* _Work instructions_
Print exactly the lines below between the line containing "Reproduce this chart with Plotly." and the line containing "import plotly.graph_objects as go", counting both of those lines. Leave pictures out.
◆ ◆ ◆
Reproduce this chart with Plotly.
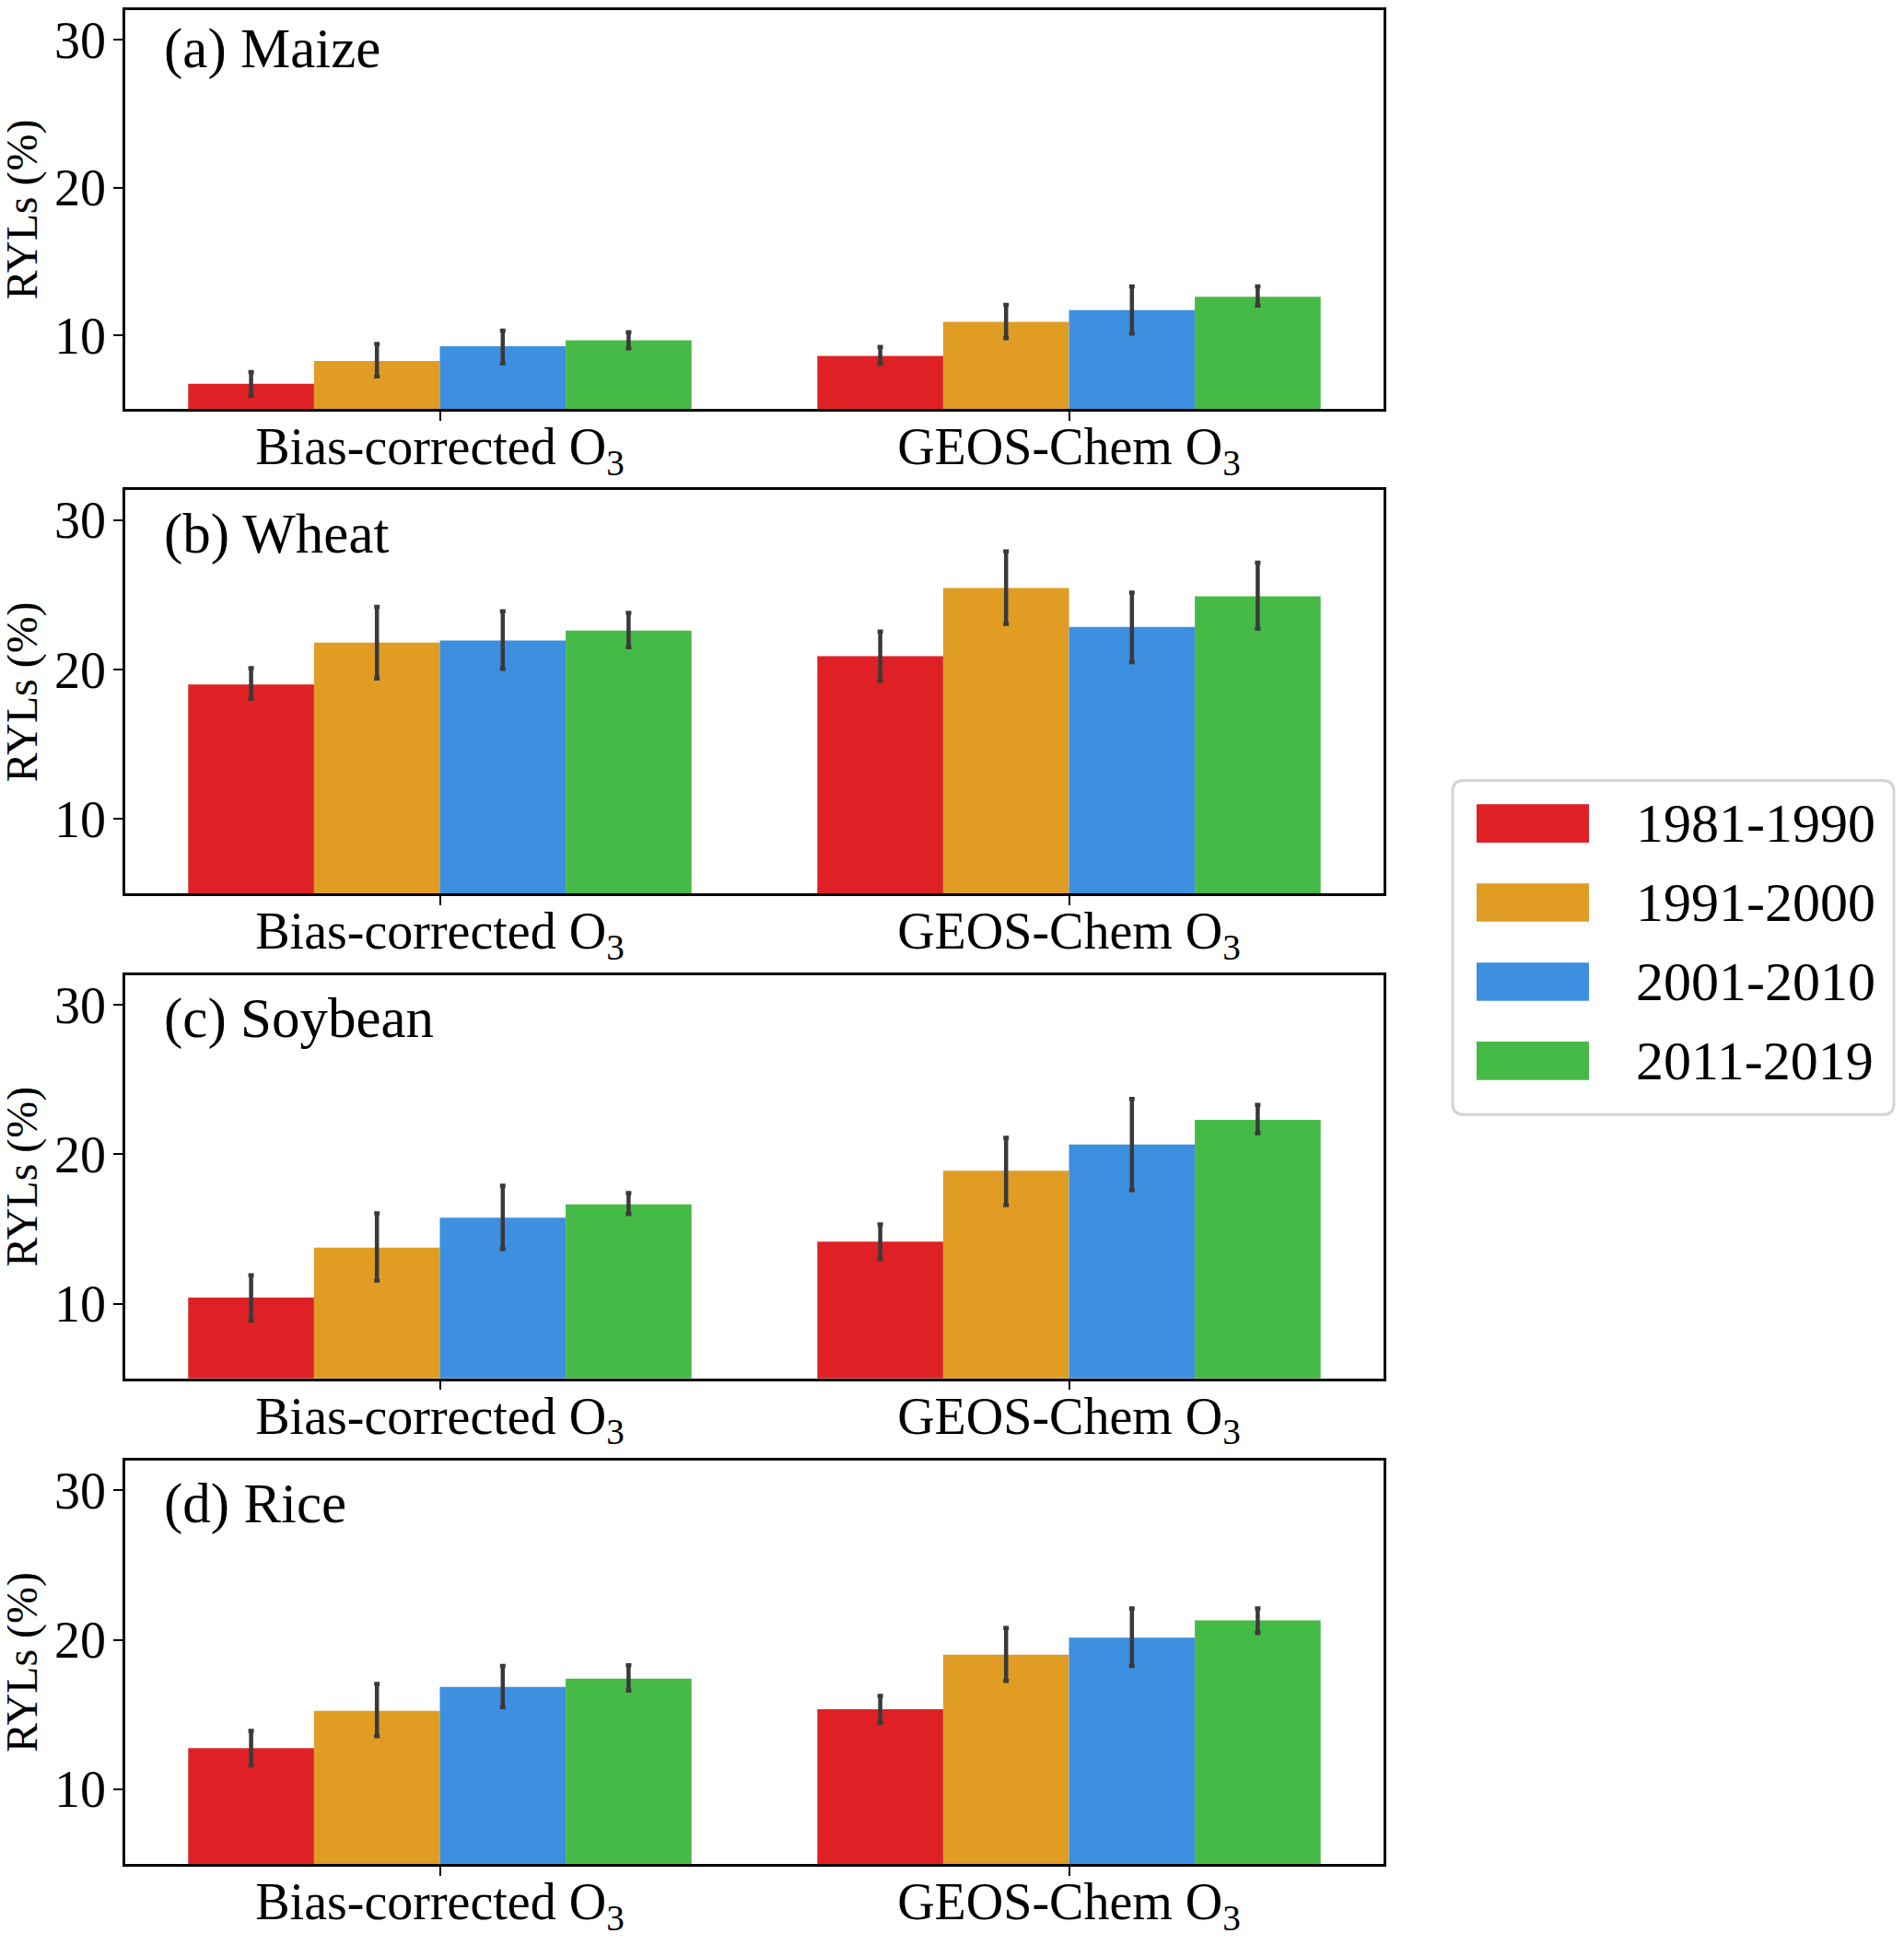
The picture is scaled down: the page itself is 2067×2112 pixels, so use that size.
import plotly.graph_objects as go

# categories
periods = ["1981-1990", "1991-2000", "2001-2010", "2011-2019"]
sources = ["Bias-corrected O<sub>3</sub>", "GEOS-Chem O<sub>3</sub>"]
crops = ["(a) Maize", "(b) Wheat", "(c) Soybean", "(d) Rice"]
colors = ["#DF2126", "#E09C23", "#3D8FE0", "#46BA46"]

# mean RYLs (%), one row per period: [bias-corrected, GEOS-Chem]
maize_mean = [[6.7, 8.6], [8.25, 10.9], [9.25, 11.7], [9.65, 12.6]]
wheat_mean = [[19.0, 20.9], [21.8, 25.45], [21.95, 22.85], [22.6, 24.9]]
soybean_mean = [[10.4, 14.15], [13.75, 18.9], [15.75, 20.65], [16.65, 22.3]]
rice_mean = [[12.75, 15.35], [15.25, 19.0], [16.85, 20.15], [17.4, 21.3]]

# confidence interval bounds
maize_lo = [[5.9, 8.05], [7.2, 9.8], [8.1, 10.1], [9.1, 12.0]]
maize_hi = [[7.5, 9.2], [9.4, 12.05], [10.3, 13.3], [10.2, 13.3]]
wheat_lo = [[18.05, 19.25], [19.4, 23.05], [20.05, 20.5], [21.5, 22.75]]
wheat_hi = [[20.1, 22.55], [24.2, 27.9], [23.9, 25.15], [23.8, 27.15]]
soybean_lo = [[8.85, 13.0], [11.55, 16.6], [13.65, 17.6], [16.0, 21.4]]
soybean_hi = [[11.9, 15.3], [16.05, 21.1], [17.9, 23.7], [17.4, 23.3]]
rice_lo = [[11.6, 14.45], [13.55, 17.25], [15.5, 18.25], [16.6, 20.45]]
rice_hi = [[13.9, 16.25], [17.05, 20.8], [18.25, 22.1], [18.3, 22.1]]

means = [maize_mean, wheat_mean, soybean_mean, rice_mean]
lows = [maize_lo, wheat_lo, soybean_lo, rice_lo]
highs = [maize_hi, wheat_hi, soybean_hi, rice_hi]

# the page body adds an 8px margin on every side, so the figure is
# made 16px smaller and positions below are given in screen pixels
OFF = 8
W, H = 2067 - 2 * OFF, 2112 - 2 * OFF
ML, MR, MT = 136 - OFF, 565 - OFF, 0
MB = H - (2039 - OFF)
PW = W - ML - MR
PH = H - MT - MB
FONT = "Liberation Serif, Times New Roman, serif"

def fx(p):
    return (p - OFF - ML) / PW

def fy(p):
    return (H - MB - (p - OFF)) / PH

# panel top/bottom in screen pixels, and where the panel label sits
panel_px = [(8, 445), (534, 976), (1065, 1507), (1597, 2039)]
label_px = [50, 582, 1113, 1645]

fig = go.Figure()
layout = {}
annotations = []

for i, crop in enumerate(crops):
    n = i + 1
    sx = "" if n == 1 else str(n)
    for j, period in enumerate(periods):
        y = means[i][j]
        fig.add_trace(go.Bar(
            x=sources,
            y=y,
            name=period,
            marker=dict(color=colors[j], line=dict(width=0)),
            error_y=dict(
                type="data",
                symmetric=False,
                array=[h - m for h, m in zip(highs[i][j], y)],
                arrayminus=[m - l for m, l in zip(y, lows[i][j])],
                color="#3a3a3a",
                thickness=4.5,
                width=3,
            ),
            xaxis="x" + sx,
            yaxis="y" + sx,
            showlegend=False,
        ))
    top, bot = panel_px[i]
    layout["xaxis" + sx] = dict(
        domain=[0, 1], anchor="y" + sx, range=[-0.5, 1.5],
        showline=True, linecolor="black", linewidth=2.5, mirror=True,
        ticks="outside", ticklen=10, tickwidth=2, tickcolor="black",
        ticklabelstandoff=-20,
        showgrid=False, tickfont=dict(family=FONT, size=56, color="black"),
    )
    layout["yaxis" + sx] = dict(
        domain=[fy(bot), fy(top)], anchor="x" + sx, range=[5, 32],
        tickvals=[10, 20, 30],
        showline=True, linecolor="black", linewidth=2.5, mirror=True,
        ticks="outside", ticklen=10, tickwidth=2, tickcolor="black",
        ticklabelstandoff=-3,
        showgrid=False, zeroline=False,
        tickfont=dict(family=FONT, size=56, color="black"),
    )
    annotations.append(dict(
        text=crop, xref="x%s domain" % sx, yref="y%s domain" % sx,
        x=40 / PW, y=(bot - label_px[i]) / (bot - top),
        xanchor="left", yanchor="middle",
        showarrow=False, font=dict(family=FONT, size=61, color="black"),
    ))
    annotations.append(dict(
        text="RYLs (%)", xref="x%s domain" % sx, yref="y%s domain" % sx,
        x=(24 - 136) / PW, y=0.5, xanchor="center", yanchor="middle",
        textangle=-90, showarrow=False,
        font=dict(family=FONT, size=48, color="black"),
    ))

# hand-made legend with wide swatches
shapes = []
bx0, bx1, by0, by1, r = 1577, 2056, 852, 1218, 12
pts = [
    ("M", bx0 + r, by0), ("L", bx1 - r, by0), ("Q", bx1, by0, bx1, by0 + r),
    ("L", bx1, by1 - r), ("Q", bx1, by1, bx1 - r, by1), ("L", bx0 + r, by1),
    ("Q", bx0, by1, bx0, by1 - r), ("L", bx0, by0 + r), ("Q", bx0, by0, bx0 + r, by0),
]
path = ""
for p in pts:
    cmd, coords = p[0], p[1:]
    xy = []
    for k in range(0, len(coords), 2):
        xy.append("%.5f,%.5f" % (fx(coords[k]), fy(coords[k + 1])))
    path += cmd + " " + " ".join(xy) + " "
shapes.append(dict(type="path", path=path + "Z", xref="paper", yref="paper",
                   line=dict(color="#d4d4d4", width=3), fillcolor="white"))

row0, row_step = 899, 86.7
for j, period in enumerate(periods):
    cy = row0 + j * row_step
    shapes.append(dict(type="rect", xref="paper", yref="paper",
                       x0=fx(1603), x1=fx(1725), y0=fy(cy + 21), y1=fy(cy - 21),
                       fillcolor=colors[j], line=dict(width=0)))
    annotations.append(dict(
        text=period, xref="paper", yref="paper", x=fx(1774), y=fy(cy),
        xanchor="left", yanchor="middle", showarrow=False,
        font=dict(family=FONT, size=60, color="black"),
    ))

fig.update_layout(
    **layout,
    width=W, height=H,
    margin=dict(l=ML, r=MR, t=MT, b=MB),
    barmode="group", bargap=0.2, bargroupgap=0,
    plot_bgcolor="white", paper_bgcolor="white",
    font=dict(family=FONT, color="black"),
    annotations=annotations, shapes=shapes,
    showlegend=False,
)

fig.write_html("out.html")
◆ ◆ ◆
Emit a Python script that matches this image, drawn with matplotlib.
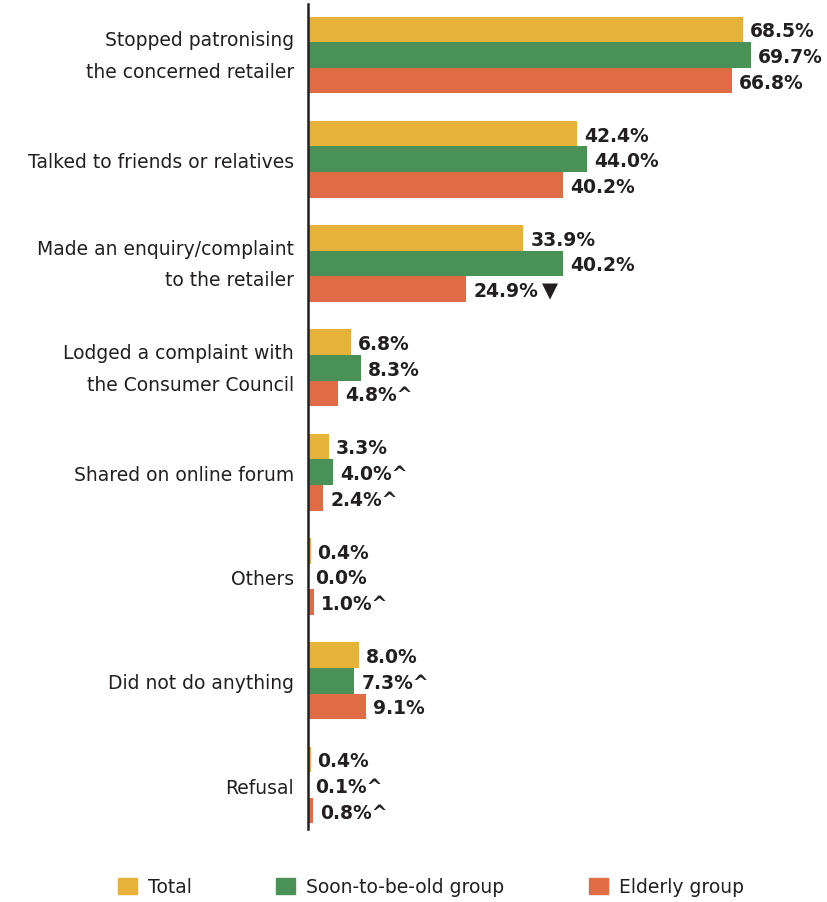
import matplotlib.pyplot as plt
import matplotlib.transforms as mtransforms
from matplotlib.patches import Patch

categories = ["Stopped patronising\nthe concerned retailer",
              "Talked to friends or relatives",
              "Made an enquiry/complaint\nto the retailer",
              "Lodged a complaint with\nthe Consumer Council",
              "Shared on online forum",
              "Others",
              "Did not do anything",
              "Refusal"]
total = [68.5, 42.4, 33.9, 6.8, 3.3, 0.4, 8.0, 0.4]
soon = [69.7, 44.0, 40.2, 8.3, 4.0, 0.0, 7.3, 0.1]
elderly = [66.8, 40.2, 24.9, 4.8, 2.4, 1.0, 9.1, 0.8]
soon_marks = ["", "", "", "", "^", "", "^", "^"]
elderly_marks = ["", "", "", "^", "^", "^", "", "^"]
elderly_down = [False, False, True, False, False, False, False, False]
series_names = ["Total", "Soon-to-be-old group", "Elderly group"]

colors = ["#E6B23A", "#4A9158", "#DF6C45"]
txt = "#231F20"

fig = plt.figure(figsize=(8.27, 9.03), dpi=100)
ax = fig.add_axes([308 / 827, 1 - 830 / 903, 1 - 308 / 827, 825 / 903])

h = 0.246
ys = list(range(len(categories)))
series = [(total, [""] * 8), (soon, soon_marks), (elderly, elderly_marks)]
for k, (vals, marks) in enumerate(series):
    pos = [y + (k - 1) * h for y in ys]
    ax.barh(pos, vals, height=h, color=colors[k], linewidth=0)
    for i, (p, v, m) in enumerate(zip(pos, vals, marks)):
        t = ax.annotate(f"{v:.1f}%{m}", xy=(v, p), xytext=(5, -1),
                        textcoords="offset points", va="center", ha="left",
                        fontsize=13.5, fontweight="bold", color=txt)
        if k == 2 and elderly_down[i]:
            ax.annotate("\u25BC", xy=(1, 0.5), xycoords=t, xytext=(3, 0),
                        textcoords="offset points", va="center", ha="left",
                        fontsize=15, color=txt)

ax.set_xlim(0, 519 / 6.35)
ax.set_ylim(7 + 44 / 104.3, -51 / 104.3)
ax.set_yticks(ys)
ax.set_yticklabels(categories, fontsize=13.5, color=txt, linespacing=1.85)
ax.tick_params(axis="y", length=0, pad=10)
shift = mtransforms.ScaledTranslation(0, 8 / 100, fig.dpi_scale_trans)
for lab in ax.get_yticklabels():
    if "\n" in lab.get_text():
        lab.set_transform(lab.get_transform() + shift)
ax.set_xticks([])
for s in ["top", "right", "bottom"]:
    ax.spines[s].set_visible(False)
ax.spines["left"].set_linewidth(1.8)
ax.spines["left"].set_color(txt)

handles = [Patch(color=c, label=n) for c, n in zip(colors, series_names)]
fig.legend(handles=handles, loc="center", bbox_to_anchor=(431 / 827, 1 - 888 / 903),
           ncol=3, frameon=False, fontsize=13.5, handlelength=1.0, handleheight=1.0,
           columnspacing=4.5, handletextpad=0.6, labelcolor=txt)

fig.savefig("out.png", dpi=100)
◆ ◆ ◆
* _The output_
Reproduce this chart with Plotly.
The picture is scaled down: the page itself is 2067×2112 pixels, so use that size.
import plotly.graph_objects as go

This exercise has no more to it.